## [SUPPLIED MATERIAL]
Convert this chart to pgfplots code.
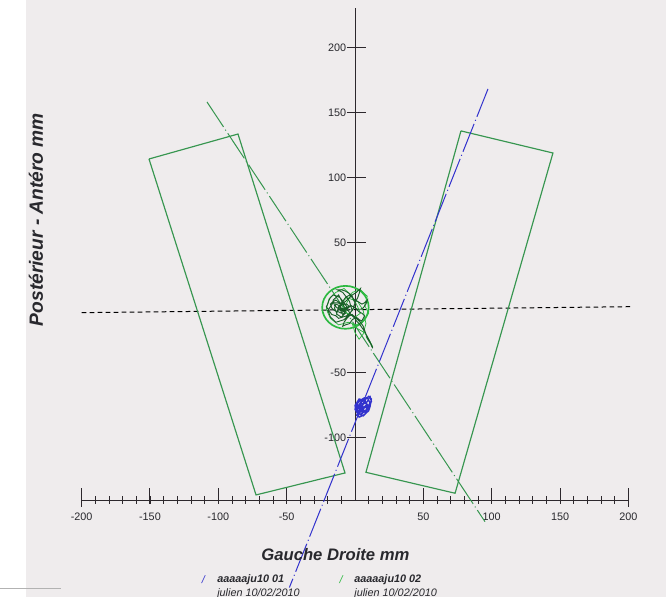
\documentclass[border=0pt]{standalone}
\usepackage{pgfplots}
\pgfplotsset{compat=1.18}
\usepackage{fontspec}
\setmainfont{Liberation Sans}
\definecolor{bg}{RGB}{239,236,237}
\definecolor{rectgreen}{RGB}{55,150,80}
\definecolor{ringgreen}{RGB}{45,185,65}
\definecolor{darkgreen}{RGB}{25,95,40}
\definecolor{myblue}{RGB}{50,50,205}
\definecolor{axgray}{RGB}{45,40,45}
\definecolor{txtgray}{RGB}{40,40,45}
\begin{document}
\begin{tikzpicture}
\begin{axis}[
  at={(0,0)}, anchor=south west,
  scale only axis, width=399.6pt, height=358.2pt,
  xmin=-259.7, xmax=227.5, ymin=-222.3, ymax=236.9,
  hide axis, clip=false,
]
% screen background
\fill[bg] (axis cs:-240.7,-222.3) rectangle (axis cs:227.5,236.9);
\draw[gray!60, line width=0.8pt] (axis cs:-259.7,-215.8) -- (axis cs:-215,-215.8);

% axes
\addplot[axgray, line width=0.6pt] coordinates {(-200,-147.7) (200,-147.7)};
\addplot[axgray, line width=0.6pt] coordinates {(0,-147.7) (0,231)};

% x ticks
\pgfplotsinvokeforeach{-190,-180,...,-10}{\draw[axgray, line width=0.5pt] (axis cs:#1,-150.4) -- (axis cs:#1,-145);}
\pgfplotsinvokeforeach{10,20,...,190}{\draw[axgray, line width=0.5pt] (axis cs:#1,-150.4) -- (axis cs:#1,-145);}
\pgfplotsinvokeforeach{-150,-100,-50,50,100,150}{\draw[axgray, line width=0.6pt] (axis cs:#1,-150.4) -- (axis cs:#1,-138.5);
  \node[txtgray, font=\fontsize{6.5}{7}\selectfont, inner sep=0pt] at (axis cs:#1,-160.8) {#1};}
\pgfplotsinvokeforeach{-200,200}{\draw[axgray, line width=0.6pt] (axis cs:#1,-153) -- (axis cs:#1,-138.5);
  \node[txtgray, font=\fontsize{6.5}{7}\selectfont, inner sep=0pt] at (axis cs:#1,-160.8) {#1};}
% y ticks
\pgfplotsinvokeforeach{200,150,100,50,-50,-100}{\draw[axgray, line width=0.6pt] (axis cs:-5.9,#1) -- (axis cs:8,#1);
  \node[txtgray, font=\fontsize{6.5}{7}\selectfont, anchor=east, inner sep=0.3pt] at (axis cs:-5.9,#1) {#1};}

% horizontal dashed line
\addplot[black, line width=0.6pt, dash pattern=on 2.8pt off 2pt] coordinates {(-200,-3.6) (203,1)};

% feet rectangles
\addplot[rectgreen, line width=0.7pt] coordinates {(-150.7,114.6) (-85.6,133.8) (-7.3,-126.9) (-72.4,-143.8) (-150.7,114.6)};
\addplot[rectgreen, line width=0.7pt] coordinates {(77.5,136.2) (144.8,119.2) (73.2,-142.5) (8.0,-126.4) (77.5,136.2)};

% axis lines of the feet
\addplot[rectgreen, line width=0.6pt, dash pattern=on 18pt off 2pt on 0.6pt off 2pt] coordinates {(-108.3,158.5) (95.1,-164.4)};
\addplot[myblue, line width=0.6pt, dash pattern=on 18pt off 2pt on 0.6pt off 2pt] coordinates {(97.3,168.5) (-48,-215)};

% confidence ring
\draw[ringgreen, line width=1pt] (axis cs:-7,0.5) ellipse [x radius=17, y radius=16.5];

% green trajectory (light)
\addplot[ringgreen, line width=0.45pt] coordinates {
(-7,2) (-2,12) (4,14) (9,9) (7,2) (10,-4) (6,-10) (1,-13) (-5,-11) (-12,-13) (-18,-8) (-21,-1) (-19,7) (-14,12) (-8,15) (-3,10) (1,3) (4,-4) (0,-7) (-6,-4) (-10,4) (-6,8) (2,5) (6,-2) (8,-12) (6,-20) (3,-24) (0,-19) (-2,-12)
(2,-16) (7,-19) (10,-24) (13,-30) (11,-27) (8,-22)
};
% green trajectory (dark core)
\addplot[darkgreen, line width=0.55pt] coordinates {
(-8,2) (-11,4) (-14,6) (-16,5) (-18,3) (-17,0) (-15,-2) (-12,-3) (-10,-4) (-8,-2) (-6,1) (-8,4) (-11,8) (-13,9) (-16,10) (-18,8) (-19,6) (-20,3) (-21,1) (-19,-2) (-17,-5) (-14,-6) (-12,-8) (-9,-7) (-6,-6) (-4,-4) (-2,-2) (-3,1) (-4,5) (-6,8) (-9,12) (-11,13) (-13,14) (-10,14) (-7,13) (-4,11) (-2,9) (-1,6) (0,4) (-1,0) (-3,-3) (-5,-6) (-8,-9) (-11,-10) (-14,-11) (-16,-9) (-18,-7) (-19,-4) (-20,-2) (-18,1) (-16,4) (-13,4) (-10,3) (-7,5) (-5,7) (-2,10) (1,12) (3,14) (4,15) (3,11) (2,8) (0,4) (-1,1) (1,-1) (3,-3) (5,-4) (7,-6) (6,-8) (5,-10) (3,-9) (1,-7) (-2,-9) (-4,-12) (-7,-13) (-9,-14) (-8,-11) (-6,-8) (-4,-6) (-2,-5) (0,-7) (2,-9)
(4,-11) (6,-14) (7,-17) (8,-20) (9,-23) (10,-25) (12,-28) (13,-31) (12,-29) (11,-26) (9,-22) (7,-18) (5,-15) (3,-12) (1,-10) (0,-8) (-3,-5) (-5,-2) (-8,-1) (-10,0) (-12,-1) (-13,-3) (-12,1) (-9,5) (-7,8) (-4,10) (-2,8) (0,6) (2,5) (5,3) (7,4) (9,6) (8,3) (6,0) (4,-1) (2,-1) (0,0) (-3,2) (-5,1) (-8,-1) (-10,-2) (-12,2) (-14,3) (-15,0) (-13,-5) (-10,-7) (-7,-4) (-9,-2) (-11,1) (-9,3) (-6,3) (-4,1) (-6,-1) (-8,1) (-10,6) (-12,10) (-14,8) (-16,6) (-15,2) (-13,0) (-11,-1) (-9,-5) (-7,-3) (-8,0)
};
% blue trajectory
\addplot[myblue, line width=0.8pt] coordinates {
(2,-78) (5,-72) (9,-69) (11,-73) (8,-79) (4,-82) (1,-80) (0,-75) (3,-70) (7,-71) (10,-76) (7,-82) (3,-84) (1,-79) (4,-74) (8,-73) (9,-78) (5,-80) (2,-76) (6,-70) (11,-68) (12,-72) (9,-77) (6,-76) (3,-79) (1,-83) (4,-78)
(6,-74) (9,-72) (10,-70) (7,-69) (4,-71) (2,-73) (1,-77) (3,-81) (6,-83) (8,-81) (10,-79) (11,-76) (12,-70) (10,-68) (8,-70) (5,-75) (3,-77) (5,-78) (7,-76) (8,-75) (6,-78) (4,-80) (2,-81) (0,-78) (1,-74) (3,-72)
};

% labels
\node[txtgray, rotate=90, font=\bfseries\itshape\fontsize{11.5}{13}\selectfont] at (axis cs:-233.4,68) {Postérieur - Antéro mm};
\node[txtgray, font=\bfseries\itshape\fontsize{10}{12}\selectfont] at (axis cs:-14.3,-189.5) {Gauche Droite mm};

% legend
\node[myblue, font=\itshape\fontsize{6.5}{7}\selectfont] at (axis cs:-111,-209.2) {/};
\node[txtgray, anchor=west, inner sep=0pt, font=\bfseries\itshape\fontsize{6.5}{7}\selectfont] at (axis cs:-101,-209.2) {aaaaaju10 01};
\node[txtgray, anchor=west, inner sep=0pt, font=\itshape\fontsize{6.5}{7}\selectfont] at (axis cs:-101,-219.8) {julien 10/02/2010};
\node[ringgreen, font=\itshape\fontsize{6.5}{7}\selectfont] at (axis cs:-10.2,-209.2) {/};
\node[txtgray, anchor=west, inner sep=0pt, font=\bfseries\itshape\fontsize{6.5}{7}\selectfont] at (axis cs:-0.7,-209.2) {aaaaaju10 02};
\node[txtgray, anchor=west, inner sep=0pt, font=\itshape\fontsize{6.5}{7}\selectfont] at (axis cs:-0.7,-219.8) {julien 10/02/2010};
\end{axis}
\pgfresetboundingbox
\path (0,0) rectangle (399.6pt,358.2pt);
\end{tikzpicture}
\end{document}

## [EXERCISE DESCRIPTION]
Exactly as they appear, print the lines of the listing above from its first line through the line that contains "dash pattern=on 2.8pt", minus the pictures.

## [FULL SOLUTION]
Convert this chart to pgfplots code.
\documentclass[border=0pt]{standalone}
\usepackage{pgfplots}
\pgfplotsset{compat=1.18}
\usepackage{fontspec}
\setmainfont{Liberation Sans}
\definecolor{bg}{RGB}{239,236,237}
\definecolor{rectgreen}{RGB}{55,150,80}
\definecolor{ringgreen}{RGB}{45,185,65}
\definecolor{darkgreen}{RGB}{25,95,40}
\definecolor{myblue}{RGB}{50,50,205}
\definecolor{axgray}{RGB}{45,40,45}
\definecolor{txtgray}{RGB}{40,40,45}
\begin{document}
\begin{tikzpicture}
\begin{axis}[
  at={(0,0)}, anchor=south west,
  scale only axis, width=399.6pt, height=358.2pt,
  xmin=-259.7, xmax=227.5, ymin=-222.3, ymax=236.9,
  hide axis, clip=false,
]
% screen background
\fill[bg] (axis cs:-240.7,-222.3) rectangle (axis cs:227.5,236.9);
\draw[gray!60, line width=0.8pt] (axis cs:-259.7,-215.8) -- (axis cs:-215,-215.8);

% axes
\addplot[axgray, line width=0.6pt] coordinates {(-200,-147.7) (200,-147.7)};
\addplot[axgray, line width=0.6pt] coordinates {(0,-147.7) (0,231)};

% x ticks
\pgfplotsinvokeforeach{-190,-180,...,-10}{\draw[axgray, line width=0.5pt] (axis cs:#1,-150.4) -- (axis cs:#1,-145);}
\pgfplotsinvokeforeach{10,20,...,190}{\draw[axgray, line width=0.5pt] (axis cs:#1,-150.4) -- (axis cs:#1,-145);}
\pgfplotsinvokeforeach{-150,-100,-50,50,100,150}{\draw[axgray, line width=0.6pt] (axis cs:#1,-150.4) -- (axis cs:#1,-138.5);
  \node[txtgray, font=\fontsize{6.5}{7}\selectfont, inner sep=0pt] at (axis cs:#1,-160.8) {#1};}
\pgfplotsinvokeforeach{-200,200}{\draw[axgray, line width=0.6pt] (axis cs:#1,-153) -- (axis cs:#1,-138.5);
  \node[txtgray, font=\fontsize{6.5}{7}\selectfont, inner sep=0pt] at (axis cs:#1,-160.8) {#1};}
% y ticks
\pgfplotsinvokeforeach{200,150,100,50,-50,-100}{\draw[axgray, line width=0.6pt] (axis cs:-5.9,#1) -- (axis cs:8,#1);
  \node[txtgray, font=\fontsize{6.5}{7}\selectfont, anchor=east, inner sep=0.3pt] at (axis cs:-5.9,#1) {#1};}

% horizontal dashed line
\addplot[black, line width=0.6pt, dash pattern=on 2.8pt off 2pt] coordinates {(-200,-3.6) (203,1)};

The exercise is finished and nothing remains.